▸ INFORMATION SHOWN:
━━━━━━━━

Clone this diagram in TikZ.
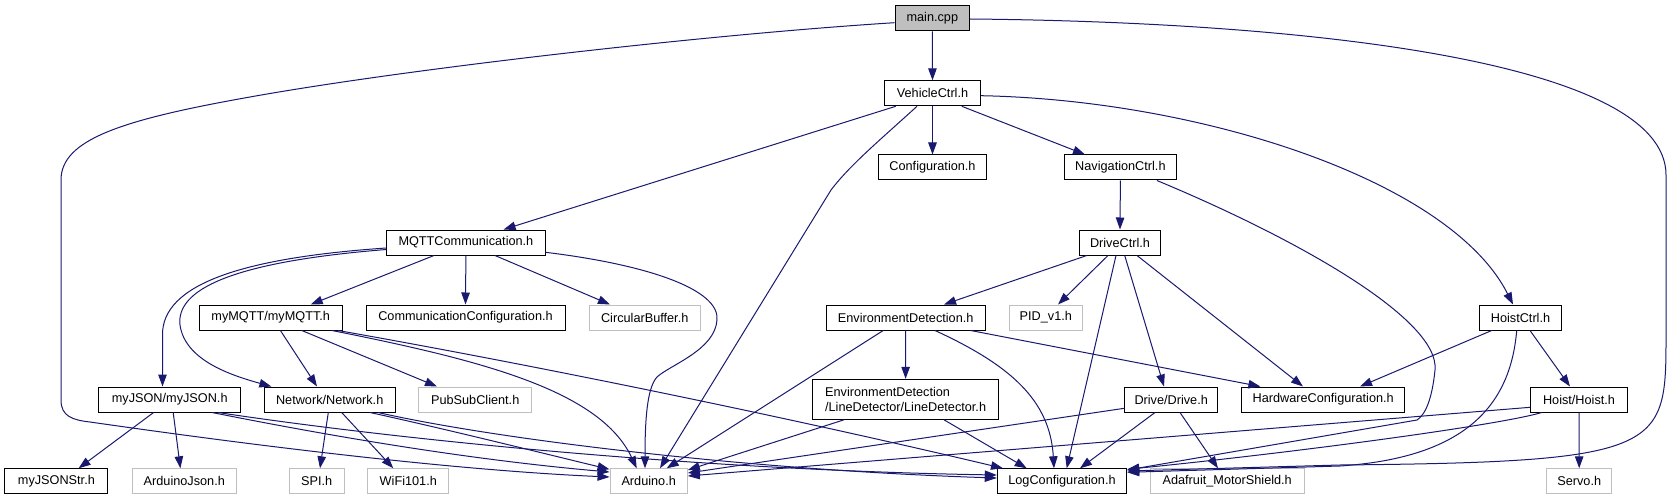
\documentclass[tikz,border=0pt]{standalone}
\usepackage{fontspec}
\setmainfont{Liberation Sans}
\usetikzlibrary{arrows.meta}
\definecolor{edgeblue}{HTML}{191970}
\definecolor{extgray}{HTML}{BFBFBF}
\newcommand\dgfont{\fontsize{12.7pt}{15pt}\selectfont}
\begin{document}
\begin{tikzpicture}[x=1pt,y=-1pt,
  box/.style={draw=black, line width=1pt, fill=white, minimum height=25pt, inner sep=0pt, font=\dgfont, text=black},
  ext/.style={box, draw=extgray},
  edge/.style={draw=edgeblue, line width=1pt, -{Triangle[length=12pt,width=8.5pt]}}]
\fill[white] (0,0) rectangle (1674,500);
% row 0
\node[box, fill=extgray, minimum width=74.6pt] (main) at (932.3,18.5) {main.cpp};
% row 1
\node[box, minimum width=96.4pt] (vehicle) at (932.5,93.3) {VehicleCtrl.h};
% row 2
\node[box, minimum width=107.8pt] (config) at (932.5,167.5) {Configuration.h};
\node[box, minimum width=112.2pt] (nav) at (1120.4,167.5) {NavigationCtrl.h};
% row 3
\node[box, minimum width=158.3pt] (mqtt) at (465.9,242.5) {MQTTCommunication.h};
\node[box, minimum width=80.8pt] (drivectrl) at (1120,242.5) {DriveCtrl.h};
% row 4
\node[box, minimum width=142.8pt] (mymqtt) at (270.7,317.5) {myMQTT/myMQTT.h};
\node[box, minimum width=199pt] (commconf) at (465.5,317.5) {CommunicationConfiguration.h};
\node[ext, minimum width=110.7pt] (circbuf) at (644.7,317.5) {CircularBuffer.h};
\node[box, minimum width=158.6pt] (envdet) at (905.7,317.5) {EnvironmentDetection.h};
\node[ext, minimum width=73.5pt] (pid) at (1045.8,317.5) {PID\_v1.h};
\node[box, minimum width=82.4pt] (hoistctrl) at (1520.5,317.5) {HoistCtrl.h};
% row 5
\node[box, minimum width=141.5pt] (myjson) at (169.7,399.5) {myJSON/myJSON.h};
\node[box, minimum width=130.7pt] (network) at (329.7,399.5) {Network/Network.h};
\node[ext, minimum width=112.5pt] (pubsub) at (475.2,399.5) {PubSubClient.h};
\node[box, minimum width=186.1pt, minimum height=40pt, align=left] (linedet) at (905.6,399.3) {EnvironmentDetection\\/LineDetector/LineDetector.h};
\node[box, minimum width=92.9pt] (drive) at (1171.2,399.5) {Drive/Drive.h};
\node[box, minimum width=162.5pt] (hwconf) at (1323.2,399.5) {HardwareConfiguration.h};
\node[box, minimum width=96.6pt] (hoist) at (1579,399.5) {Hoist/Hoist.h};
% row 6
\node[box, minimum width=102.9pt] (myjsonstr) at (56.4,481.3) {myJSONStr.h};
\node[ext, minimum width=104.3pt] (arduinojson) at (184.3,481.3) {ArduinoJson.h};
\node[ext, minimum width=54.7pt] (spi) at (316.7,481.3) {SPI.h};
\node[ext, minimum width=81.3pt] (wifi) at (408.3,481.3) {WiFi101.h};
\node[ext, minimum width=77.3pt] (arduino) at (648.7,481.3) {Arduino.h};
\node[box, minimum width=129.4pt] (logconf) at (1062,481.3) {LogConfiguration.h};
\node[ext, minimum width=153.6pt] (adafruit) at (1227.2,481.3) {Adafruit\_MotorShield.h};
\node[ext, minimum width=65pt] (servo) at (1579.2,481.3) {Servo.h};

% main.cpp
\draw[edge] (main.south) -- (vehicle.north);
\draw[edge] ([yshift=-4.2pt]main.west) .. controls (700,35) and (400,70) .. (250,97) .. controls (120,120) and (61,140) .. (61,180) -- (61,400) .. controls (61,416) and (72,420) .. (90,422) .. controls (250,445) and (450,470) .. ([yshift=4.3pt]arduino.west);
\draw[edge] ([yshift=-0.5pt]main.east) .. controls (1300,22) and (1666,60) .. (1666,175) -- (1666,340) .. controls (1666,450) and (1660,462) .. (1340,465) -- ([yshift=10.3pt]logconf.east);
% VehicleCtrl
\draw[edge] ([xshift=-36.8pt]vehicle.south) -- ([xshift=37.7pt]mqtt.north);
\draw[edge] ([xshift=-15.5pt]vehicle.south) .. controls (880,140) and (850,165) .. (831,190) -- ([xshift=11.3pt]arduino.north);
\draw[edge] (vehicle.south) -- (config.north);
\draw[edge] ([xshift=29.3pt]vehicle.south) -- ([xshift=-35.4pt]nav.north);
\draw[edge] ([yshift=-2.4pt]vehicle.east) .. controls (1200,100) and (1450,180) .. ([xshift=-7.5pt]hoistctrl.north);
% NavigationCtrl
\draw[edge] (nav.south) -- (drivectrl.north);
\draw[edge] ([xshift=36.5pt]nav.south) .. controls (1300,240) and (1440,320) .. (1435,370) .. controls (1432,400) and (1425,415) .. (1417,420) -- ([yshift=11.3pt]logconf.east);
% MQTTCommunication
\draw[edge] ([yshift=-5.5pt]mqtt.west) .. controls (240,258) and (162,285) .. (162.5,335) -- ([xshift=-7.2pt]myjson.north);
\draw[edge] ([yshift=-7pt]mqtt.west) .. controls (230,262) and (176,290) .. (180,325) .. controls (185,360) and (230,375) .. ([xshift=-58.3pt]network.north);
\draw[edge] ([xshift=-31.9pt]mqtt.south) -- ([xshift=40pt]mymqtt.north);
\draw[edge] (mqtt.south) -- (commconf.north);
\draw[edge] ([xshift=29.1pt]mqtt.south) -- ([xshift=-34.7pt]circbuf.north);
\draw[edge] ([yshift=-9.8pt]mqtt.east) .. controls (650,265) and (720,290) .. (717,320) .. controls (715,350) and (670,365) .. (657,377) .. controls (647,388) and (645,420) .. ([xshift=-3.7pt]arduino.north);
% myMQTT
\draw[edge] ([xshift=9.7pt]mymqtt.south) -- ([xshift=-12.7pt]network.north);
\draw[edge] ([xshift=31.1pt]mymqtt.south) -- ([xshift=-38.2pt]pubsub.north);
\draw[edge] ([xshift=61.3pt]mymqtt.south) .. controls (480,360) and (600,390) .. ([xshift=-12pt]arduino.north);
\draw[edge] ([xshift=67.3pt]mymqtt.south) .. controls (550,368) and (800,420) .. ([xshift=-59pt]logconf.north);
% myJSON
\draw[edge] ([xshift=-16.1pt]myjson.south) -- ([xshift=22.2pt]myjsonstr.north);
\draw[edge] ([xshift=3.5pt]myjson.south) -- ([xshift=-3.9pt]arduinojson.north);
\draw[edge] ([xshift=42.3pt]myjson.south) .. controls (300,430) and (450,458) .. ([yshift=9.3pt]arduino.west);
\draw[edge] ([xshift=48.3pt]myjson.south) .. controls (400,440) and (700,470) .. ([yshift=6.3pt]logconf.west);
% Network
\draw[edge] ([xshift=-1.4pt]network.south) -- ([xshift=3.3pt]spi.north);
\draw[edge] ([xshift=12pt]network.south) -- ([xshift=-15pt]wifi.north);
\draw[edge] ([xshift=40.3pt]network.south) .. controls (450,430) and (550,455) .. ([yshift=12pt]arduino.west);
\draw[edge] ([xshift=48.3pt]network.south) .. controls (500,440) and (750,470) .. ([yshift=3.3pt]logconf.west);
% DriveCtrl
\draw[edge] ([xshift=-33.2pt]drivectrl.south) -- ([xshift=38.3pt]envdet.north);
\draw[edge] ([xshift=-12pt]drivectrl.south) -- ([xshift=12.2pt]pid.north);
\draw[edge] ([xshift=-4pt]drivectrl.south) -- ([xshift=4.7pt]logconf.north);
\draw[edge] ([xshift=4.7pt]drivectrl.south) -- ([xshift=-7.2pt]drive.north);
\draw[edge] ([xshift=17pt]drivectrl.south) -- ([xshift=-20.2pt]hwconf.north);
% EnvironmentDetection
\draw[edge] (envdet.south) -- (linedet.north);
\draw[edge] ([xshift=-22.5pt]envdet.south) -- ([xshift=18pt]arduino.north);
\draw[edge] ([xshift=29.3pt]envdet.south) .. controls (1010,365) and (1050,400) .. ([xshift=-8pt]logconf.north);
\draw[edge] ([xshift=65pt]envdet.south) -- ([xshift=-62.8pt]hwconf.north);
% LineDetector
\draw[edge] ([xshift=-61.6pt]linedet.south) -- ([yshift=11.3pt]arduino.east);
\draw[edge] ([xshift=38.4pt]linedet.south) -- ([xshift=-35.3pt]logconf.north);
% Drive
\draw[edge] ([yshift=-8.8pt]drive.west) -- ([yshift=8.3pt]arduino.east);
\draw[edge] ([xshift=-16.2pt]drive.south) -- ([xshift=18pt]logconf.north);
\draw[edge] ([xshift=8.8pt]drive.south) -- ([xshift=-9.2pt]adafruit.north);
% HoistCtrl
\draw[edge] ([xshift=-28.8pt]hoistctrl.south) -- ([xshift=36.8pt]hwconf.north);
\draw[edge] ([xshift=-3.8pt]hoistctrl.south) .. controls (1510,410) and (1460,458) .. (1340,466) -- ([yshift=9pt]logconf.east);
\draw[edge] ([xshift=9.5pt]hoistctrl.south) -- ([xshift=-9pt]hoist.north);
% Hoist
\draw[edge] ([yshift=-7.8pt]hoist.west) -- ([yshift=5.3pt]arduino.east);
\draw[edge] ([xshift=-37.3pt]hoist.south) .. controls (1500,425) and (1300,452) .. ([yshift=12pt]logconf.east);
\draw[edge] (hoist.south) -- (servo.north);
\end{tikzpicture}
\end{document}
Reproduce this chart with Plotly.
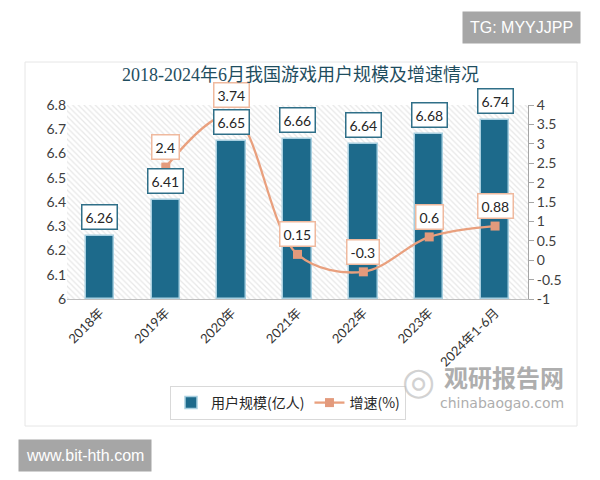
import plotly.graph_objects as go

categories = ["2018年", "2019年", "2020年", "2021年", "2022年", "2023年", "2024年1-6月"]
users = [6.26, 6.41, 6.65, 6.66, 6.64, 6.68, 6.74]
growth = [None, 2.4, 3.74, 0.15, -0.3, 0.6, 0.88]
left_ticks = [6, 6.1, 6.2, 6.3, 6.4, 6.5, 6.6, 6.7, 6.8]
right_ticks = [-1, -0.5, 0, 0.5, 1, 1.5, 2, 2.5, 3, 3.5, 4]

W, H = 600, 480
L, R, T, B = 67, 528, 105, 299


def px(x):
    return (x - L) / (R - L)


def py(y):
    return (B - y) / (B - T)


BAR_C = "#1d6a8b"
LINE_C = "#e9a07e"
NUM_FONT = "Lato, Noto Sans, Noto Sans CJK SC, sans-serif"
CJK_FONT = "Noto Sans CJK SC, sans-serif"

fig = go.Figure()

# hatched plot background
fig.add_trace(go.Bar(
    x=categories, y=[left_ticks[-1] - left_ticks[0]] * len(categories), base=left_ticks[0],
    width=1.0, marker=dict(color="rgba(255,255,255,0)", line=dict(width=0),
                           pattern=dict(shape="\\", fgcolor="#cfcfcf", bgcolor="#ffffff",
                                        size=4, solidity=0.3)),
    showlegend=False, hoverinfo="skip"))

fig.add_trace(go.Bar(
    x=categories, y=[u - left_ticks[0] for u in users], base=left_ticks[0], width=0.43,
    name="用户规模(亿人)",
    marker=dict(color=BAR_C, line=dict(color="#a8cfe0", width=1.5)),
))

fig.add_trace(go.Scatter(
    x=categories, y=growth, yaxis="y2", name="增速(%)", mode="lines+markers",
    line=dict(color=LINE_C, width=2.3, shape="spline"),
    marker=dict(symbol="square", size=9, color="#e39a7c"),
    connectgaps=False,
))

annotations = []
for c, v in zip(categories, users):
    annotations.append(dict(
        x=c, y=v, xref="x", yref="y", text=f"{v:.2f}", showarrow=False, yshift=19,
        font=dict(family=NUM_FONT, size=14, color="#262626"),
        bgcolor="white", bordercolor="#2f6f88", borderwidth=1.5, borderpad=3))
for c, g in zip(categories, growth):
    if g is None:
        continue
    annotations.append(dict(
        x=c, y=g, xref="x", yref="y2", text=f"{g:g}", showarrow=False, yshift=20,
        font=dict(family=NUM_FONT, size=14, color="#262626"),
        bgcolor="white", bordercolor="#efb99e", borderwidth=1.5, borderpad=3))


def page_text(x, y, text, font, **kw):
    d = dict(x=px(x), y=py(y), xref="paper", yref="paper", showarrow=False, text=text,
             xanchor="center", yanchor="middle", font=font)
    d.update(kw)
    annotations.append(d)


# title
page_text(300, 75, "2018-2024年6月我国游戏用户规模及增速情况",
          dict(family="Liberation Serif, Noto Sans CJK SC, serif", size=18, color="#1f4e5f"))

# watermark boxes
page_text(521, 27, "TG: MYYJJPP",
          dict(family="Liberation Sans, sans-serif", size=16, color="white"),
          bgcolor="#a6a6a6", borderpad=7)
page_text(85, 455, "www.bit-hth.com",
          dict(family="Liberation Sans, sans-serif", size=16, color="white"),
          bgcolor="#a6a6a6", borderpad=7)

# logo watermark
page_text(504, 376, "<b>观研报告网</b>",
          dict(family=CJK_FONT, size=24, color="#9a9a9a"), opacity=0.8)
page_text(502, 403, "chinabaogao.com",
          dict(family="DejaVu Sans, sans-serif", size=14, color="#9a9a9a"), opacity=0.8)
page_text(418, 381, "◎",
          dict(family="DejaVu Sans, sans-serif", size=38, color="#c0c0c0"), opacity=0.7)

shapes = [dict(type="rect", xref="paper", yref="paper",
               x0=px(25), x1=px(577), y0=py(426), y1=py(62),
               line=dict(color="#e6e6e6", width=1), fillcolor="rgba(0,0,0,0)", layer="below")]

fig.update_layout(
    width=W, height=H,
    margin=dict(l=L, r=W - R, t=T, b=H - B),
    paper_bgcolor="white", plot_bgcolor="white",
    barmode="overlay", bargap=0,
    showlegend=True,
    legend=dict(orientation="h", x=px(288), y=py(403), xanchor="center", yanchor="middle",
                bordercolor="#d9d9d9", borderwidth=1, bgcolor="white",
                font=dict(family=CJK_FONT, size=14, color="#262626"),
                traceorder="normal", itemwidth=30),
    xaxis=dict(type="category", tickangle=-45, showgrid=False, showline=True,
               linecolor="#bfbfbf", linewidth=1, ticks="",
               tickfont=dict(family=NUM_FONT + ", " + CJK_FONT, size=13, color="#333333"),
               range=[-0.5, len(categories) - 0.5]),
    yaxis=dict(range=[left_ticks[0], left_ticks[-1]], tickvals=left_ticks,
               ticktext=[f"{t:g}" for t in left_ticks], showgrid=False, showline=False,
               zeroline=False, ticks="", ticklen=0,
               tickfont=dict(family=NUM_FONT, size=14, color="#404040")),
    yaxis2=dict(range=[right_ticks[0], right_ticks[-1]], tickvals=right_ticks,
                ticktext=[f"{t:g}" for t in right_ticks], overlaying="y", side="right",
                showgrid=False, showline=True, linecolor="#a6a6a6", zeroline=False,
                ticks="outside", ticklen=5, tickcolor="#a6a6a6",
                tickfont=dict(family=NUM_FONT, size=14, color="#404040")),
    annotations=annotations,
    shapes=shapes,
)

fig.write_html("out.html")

━━━━━━━━

Looking above, find the stretch of lines that opens with the one holding "Reproduce this chart with Plotly." and closes with the one holding "import plotly.graph_objects as go". Copy it exactly, pictures excluded.

Reproduce this chart with Plotly.
import plotly.graph_objects as go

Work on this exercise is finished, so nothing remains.